Monday, April 14, 2008

Freedom

Today, in a valiant but futile effort to make a difference for the environment and my thighs, I rode my bike to school. Usually I drive myself, but the weather was warm and I felt the urge to enjoy the fresh air. It was a new sense of freedom.

I thought back to when I would do anything to have the liberty to drive and have a car all my own. Now I try to avoid driving whenever possible, but when I was fifteen, a license was a ticket to freedom.

But freedom isn’t free. I was forced to journey across student parking to a portable out in the boonies, sit through a class that was a stale as the residue on a McDonald’s counter, copy word for word out of the driver’s handbook, and watch hypnotizing videos.

I didn’t really learn anything from class, but I did learn a lot on the road. My driver instructor was named Coach Buchanan and even though he was married, a lot of girls secretly were in love with him. He was cool… he used his cell phone in class and turned on the hottest hip-hop in the driver’s ed. cars. He coached, of course, as well as taught driver’s education.

Vani and Halden were my driving mates. We began at stark different levels of experience. I don’t know if was just because he was a boy and had natural abilities or he had spent hours of pre-permit practicing, but Halden was drove so well I wondered if he was a NASCAR driver in training. He didn’t necessarily make you feel comfortable while he was driving, but you could tell by the way he handled corners and accelerated that he wasn’t afraid of the road. Vani didn’t have any experience until our first day driving. But by the time I got used the jerking, she had improved a lot.

Then there was me. I’d practiced a little with my parents but that was all. Coach Buchanan would tease me and ask, “Now, what’s the gas pedal for?” And I would answer, over Vani and Halden’s chuckles from the back seat, “to accelerate.” I guess I was a little white-knuckled.

As much as a learned about turn-lanes and passing and putting on the blinker three seconds before you turn, I learned a lot about life. Buchanan may have been on of the most popular teachers in school, but he wasn’t an airhead. He didn’t like us to sit in silence and listen to the grinding beat of the hip-hop radio. One day, when we were doing freeway driving, he brought up a perplexing question, directed to us girls.

“What if your husband tells you he doesn’t want you to be a working mother?”

At first I was very defensive. I said that I would never marry someone that wouldn’t let me be myself and live my dreams of being successful. I could never love someone that asked me to stay at home and live a dreary life of a house wife. My mom worked, but I had to say she was there most of the time for us. Vani said she also supported women working.

Buchanan wouldn’t take that for an answer. “But what if you DO marry someone like that?” I struck back that I wouldn’t, but he persisted. “What if you do?”

We talked for a while, and I dug myself deep into a hole. I mean, the more I thought about it, the more I realized how wrong I actually was.
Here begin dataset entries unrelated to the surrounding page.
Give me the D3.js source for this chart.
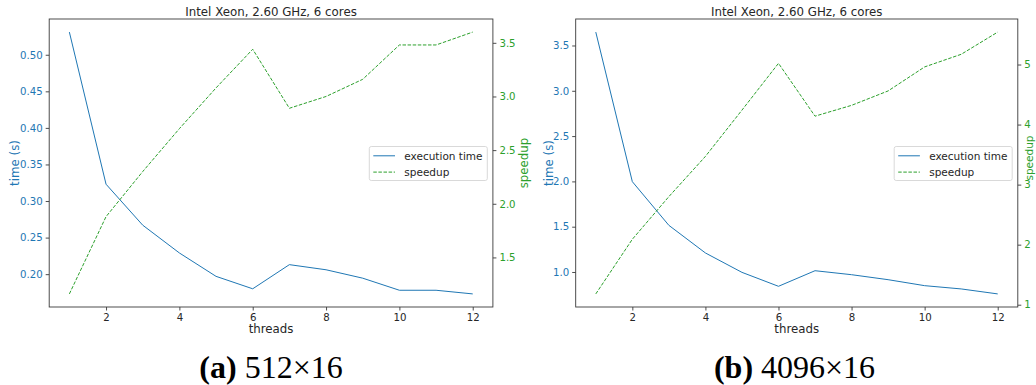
<!DOCTYPE html>
<html>
<head>
<meta charset="utf-8">
<script src="https://cdn.jsdelivr.net/npm/d3@7"></script>
<style>
  html, body { margin: 0; padding: 0; background: #fff; }
  svg { display: block; }
</style>
</head>
<body>
<svg id="chart" width="1036" height="385"></svg>
<script>
// ---------------- data ----------------
const threads = [1, 2, 3, 4, 5, 6, 7, 8, 9, 10, 11, 12];
const threadTicks = [2, 4, 6, 8, 10, 12];

const titleText = "Intel Xeon, 2.60 GHz, 6 cores";
const seriesNames = ["execution time", "speedup"];

// panel (a) 512x16
const timeA    = [0.531, 0.323, 0.267, 0.229, 0.197, 0.180, 0.213, 0.206, 0.1945, 0.178, 0.178, 0.173];
const speedupA = [1.16, 1.88, 2.30, 2.70, 3.08, 3.44, 2.89, 3.00, 3.16, 3.48, 3.48, 3.60];
const timeTicksA  = [0.20, 0.25, 0.30, 0.35, 0.40, 0.45, 0.50];
const timeTickLabelsA = ["0.20", "0.25", "0.30", "0.35", "0.40", "0.45", "0.50"];
const speedTicksA = [1.5, 2.0, 2.5, 3.0, 3.5];
const speedTickLabelsA = ["1.5", "2.0", "2.5", "3.0", "3.5"];

// panel (b) 4096x16
const timeB    = [3.648, 1.997, 1.515, 1.21, 0.996, 0.842, 1.014, 0.970, 0.915, 0.849, 0.813, 0.758];
const speedupB = [1.18, 2.09, 2.80, 3.47, 4.24, 5.02, 4.14, 4.32, 4.56, 4.96, 5.17, 5.54];
const timeTicksB  = [1.0, 1.5, 2.0, 2.5, 3.0, 3.5];
const timeTickLabelsB = ["1.0", "1.5", "2.0", "2.5", "3.0", "3.5"];
const speedTicksB = [1, 2, 3, 4, 5];
const speedTickLabelsB = ["1", "2", "3", "4", "5"];

const captionTagA = "(a)", captionTextA = "512×16";
const captionTagB = "(b)", captionTextB = "4096×16";

// ---------------- drawing ----------------
const svg = d3.select("#chart");
const BLUE = "#1f77b4", GREEN = "#2ca02c", SPINE = "#3a3a3a", TXT = "#262626";
const FONT = "DejaVu Sans, sans-serif";

function padded(vals) {
  const lo = d3.min(vals), hi = d3.max(vals), r = hi - lo;
  return [lo - 0.05 * r, hi + 0.05 * r];
}

function panel(cfg) {
  const { left, right, top, bottom } = cfg;
  const g = svg.append("g");
  const x = d3.scaleLinear().domain([threads[0] - 0.05 * 11, threads[threads.length - 1] + 0.05 * 11]).range([left, right]);
  const yT = d3.scaleLinear().domain(padded(cfg.time)).range([bottom, top]);
  const yS = d3.scaleLinear().domain(padded(cfg.speed)).range([bottom, top]);

  // axes
  const xAxis = d3.axisBottom(x).tickValues(threadTicks).tickFormat(d3.format("d")).tickSizeOuter(0).tickSize(3.5).tickPadding(3);
  const yAxisL = d3.axisLeft(yT).tickValues(cfg.timeTicks).tickFormat((d, i) => cfg.timeLabels[i]).tickSizeOuter(0).tickSize(3.5).tickPadding(3);
  const yAxisR = d3.axisRight(yS).tickValues(cfg.speedTicks).tickFormat((d, i) => cfg.speedLabels[i]).tickSizeOuter(0).tickSize(3.5).tickPadding(3);

  const gx = g.append("g").attr("transform", `translate(0,${bottom})`).call(xAxis);
  const gl = g.append("g").attr("transform", `translate(${left},0)`).call(yAxisL);
  const gr = g.append("g").attr("transform", `translate(${right},0)`).call(yAxisR);
  [gx, gl, gr].forEach(a => {
    a.select(".domain").remove();
    a.selectAll(".tick line").attr("stroke", SPINE).attr("stroke-width", 0.9);
    a.selectAll("text").attr("font-family", FONT).attr("font-size", 10.2);
  });
  gx.selectAll("text").attr("fill", TXT);
  gl.selectAll("text").attr("fill", BLUE);
  gr.selectAll("text").attr("fill", GREEN);

  // frame
  g.append("rect").attr("x", left).attr("y", top).attr("width", right - left).attr("height", bottom - top)
    .attr("fill", "none").attr("stroke", SPINE).attr("stroke-width", 0.9);

  // lines
  const lineT = d3.line().x((d, i) => x(threads[i])).y(d => yT(d));
  const lineS = d3.line().x((d, i) => x(threads[i])).y(d => yS(d));
  g.append("path").datum(cfg.time).attr("d", lineT).attr("fill", "none").attr("stroke", BLUE).attr("stroke-width", 1.0);
  g.append("path").datum(cfg.speed).attr("d", lineS).attr("fill", "none").attr("stroke", GREEN).attr("stroke-width", 1.0)
    .attr("stroke-dasharray", "3.5,1.6");

  // title
  g.append("text").attr("x", (left + right) / 2).attr("y", 15.5).attr("text-anchor", "middle")
    .attr("font-family", FONT).attr("font-size", 11.8).attr("fill", TXT).text(titleText);
  // x label
  g.append("text").attr("x", (left + right) / 2).attr("y", 332.5).attr("text-anchor", "middle")
    .attr("font-family", FONT).attr("font-size", 11.8).attr("fill", TXT).text("threads");
  // y labels
  const cy = (top + bottom) / 2;
  g.append("text").attr("transform", `translate(${cfg.leftLabelX},${cy}) rotate(-90)`).attr("text-anchor", "middle")
    .attr("font-family", FONT).attr("font-size", 11.8).attr("fill", BLUE).text("time (s)");
  g.append("text").attr("transform", `translate(${cfg.rightLabelX},${cfg.rightLabelY}) rotate(-90)`).attr("text-anchor", "middle")
    .attr("font-family", FONT).attr("font-size", cfg.rightLabelSize).attr("fill", GREEN).text("speedup");

  // legend
  const lw = 118, lh = 34;
  const lx = right - 5.6 - lw, ly = cy - lh / 2 + 0.5;
  const lg = g.append("g");
  lg.append("rect").attr("x", lx).attr("y", ly).attr("width", lw).attr("height", lh).attr("rx", 2)
    .attr("fill", "#fff").attr("fill-opacity", 0.85).attr("stroke", "#d5d5d5").attr("stroke-width", 0.9);
  const rows = [ly + 9.3, ly + 25.6];
  lg.append("line").attr("x1", lx + 4).attr("x2", lx + 25.7).attr("y1", rows[0]).attr("y2", rows[0])
    .attr("stroke", BLUE).attr("stroke-width", 1.0);
  lg.append("line").attr("x1", lx + 4).attr("x2", lx + 25.7).attr("y1", rows[1]).attr("y2", rows[1])
    .attr("stroke", GREEN).attr("stroke-width", 1.0).attr("stroke-dasharray", "3.5,1.6");
  seriesNames.forEach((name, i) => {
    lg.append("text").attr("x", lx + 35).attr("y", rows[i] + 3.8)
      .attr("font-family", FONT).attr("font-size", 10.5).attr("fill", TXT).text(name);
  });

  // caption
  const cap = g.append("text").attr("x", cfg.captionX).attr("y", 378).attr("text-anchor", "middle")
    .attr("font-family", "Liberation Serif, serif").attr("font-size", 32).attr("fill", "#000");
  cap.append("tspan").attr("font-weight", "bold").text(cfg.tag);
  cap.append("tspan").text(" " + cfg.caption);
}

panel({ left: 49.2, right: 492.9, top: 19, bottom: 307, time: timeA, speed: speedupA,
  timeTicks: timeTicksA, timeLabels: timeTickLabelsA, speedTicks: speedTicksA, speedLabels: speedTickLabelsA,
  leftLabelX: 18.5, rightLabelX: 527.5, rightLabelY: 163, rightLabelSize: 11.8,
  captionX: 271, tag: captionTagA, caption: captionTextA });
panel({ left: 575.7, right: 1017.8, top: 19, bottom: 307, time: timeB, speed: speedupB,
  timeTicks: timeTicksB, timeLabels: timeTickLabelsB, speedTicks: speedTicksB, speedLabels: speedTickLabelsB,
  leftLabelX: 553, rightLabelX: 1033.3, rightLabelY: 158, rightLabelSize: 10.5,
  captionX: 794.5, tag: captionTagB, caption: captionTextB });
</script>
</body>
</html>
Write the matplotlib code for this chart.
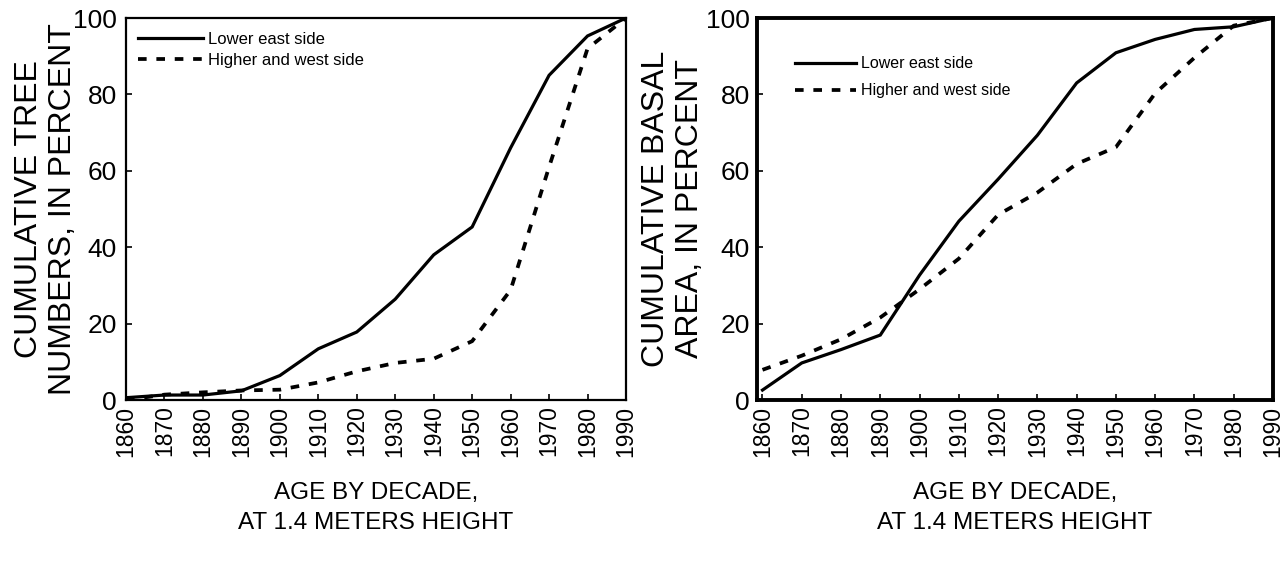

Staying at home probably wasn’t so bad, and what if your husband wanted to provide for the family all by himself? But I couldn’t back out now. For the rest of the drive I argued my case.

Ever since that experience I’ve thought more and more about being a woman in the workforce. As for now, I’m still looking forward to having a career, but there are some things more important than a job, and that’s kids. Overtime I made the conscious decision to be as successful as I can be, but the best work I do will be within the walls of my own home.

I’m in high school – ya. Its weird I think so far ahead in the future, but isn’t that why we come to school? To learn about life, make decisions, and decide who we want to be. Trig identities are cool, but I think perspective is just as important. So in my quest for freedom on the road, I learned that about freedom in life and what’s really important. Stay-at-home mom a constricting job? No way.

4 comments:

Philosopher said...

lol. I love it. So true about drivers ed. Actually there's this book that will teach you a lot, too, actually called drivers ed. Read it if you get the chance!

Meg said...

i'll have to check it out. lol thanks!

Paul Hill said...

I thought Coach Buchanan was an airhead but that's ok. I think it's good that you've decided it would be ok to be a stay at home mother. My mom stayed at home for 15 years or so and she loved it. She still sometimes wishes for the days when she could garden and all the stuff that now conflicts with work. I know personally sometimes it would be nice to have my mom home more ofte, but I'm glad she's doing something she loves.

Anonymous said...

Being a mom is not just the most important work it is also the most rewarding. It brings me my greatest joy. I am also glad that I have a flexible career (my own business) that allows me to put my family first. There is a lot of security in having skills that are marketable.